▸ Instructions for the task
Each line that holds the word "Convert" counts once; report the total and nothing else.

Begin Exercise material

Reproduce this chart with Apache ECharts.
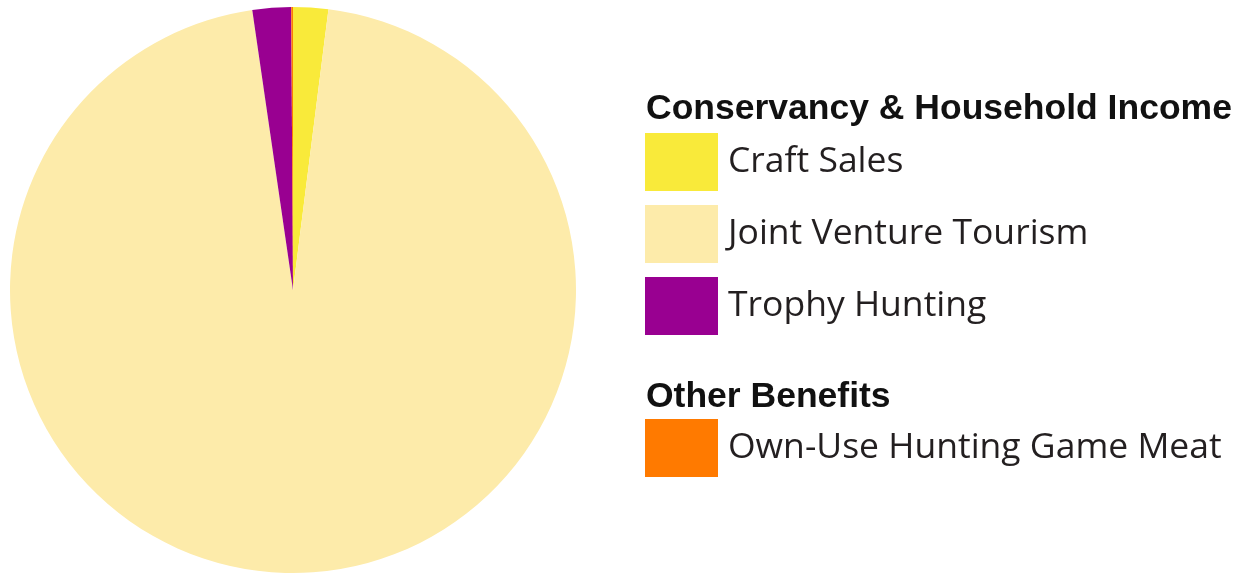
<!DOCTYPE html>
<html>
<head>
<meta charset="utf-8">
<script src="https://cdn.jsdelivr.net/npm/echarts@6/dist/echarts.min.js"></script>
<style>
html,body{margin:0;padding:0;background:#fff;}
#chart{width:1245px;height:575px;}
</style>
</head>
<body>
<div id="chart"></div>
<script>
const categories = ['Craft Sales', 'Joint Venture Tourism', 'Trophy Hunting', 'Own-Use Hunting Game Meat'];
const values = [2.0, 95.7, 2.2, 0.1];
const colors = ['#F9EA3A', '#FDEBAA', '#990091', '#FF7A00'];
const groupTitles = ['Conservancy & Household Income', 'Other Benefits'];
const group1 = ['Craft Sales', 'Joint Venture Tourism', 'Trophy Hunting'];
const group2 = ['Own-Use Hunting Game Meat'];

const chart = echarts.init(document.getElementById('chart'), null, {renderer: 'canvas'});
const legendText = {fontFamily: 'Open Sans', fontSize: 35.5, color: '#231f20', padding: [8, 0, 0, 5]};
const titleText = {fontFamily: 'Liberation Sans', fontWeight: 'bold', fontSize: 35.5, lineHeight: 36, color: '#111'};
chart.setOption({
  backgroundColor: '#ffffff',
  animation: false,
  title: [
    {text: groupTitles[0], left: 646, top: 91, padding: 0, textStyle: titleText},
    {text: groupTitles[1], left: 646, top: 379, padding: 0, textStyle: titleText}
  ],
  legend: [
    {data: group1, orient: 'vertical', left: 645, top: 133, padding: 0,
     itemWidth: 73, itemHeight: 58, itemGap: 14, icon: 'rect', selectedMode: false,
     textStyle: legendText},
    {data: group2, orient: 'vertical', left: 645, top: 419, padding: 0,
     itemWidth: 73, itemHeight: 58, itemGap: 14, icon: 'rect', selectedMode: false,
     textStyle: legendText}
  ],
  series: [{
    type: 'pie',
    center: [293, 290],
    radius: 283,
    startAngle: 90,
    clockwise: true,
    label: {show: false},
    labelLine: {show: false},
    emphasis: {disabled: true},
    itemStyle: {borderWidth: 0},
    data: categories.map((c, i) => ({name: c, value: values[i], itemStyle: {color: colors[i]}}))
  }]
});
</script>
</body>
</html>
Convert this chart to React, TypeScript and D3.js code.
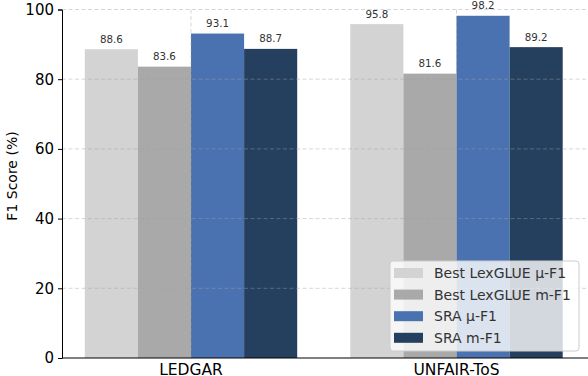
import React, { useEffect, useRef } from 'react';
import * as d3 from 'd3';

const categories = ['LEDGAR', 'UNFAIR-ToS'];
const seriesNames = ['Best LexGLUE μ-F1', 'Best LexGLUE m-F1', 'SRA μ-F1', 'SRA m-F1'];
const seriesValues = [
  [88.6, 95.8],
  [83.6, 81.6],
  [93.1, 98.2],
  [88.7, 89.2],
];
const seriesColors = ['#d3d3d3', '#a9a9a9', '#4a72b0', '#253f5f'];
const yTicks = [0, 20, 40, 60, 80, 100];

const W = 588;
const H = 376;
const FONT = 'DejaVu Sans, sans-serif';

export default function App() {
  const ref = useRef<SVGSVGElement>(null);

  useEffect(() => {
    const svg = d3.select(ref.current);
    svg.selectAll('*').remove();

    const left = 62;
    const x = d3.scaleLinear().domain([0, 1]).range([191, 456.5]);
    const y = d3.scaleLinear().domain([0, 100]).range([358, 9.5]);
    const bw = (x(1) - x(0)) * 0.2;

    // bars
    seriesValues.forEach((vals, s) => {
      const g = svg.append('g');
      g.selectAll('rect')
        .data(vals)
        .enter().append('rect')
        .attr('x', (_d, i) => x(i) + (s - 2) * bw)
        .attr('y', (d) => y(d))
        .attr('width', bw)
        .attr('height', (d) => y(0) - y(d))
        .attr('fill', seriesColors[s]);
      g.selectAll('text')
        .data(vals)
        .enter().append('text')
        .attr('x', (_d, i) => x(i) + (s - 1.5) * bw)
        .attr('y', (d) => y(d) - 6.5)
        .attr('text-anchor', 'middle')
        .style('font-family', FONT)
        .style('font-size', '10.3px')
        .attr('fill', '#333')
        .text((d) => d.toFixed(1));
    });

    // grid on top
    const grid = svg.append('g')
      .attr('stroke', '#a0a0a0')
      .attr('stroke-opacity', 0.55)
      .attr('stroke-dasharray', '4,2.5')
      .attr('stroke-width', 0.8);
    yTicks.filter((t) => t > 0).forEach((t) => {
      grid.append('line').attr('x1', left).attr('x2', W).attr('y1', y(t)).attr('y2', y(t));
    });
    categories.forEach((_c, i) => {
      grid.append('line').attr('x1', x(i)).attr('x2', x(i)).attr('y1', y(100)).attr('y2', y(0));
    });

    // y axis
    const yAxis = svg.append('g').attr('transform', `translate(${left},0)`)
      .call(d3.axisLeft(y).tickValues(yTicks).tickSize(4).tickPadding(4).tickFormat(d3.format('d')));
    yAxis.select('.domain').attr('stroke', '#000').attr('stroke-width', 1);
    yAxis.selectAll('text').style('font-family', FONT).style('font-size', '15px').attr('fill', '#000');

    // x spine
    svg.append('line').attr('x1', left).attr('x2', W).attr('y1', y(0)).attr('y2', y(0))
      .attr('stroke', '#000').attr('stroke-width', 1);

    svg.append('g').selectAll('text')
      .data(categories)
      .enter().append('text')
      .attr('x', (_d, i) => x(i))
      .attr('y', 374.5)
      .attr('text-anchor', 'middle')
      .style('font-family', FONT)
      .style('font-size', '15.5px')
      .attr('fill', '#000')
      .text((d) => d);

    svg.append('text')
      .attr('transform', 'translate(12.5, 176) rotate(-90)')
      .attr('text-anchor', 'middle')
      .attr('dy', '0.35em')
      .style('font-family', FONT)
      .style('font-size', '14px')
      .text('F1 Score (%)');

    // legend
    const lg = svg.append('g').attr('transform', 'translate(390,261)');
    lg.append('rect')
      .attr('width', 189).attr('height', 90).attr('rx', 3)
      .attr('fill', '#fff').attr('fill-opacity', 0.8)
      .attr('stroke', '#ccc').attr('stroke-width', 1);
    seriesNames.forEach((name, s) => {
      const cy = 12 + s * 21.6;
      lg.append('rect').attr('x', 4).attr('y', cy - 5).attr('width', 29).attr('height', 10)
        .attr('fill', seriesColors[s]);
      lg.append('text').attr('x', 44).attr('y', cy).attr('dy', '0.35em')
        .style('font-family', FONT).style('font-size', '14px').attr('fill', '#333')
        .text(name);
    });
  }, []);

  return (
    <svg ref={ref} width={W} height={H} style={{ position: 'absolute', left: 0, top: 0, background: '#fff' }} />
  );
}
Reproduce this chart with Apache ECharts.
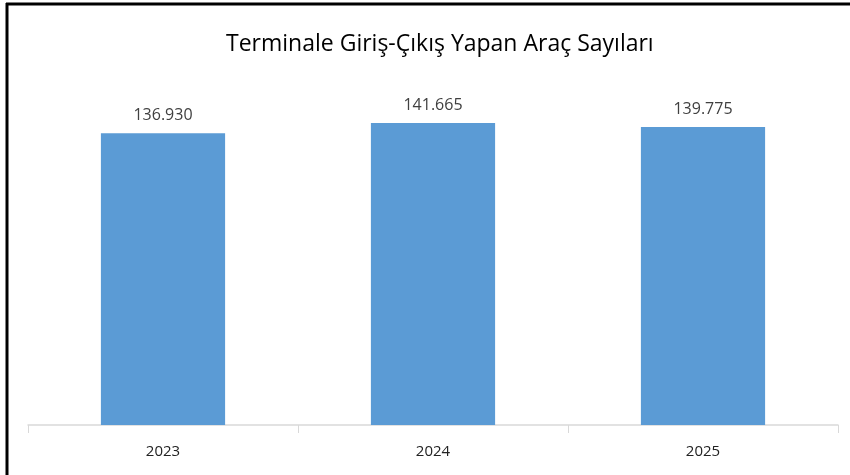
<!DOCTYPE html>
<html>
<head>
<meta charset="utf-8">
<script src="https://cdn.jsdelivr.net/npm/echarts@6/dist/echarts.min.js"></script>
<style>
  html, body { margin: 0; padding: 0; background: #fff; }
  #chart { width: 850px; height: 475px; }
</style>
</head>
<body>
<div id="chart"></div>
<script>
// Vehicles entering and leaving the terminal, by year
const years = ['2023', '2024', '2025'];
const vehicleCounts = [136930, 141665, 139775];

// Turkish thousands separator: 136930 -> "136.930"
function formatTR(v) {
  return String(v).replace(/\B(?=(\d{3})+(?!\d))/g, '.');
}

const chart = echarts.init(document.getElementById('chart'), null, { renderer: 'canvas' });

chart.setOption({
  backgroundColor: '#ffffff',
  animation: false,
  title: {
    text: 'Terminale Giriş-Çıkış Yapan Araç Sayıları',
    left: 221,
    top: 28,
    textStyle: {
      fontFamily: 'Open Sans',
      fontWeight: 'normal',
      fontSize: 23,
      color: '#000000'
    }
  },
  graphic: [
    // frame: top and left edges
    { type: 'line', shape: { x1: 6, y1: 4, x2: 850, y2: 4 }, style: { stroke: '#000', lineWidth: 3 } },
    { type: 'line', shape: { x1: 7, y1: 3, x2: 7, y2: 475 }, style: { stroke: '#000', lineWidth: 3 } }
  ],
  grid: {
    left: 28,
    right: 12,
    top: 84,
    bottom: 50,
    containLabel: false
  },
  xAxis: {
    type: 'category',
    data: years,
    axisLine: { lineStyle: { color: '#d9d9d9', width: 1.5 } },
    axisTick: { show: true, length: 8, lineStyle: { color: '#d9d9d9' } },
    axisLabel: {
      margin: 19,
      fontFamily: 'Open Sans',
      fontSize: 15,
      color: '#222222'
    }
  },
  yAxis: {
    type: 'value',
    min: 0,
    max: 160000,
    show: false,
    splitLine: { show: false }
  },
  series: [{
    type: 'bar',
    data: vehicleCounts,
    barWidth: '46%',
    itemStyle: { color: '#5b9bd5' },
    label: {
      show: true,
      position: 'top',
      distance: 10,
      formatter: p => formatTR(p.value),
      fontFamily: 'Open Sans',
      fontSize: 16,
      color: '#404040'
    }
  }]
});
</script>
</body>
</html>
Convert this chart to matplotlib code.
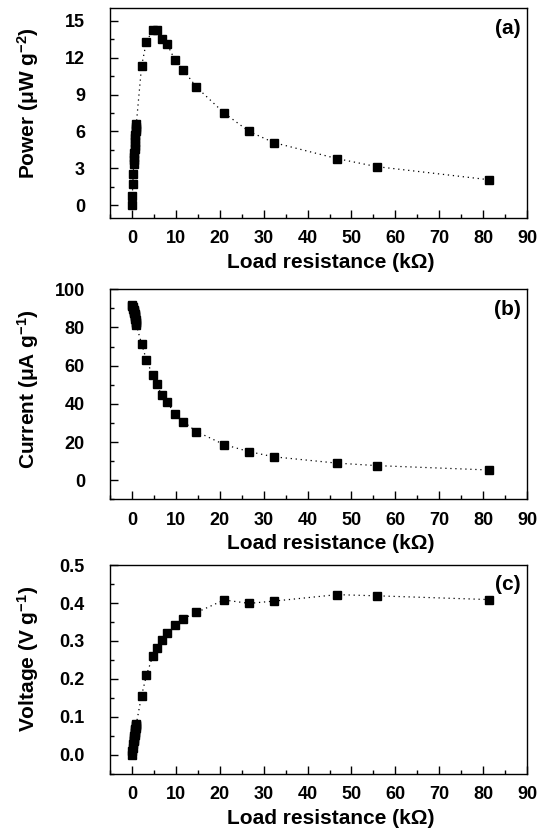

End Exercise material

▸ Result
2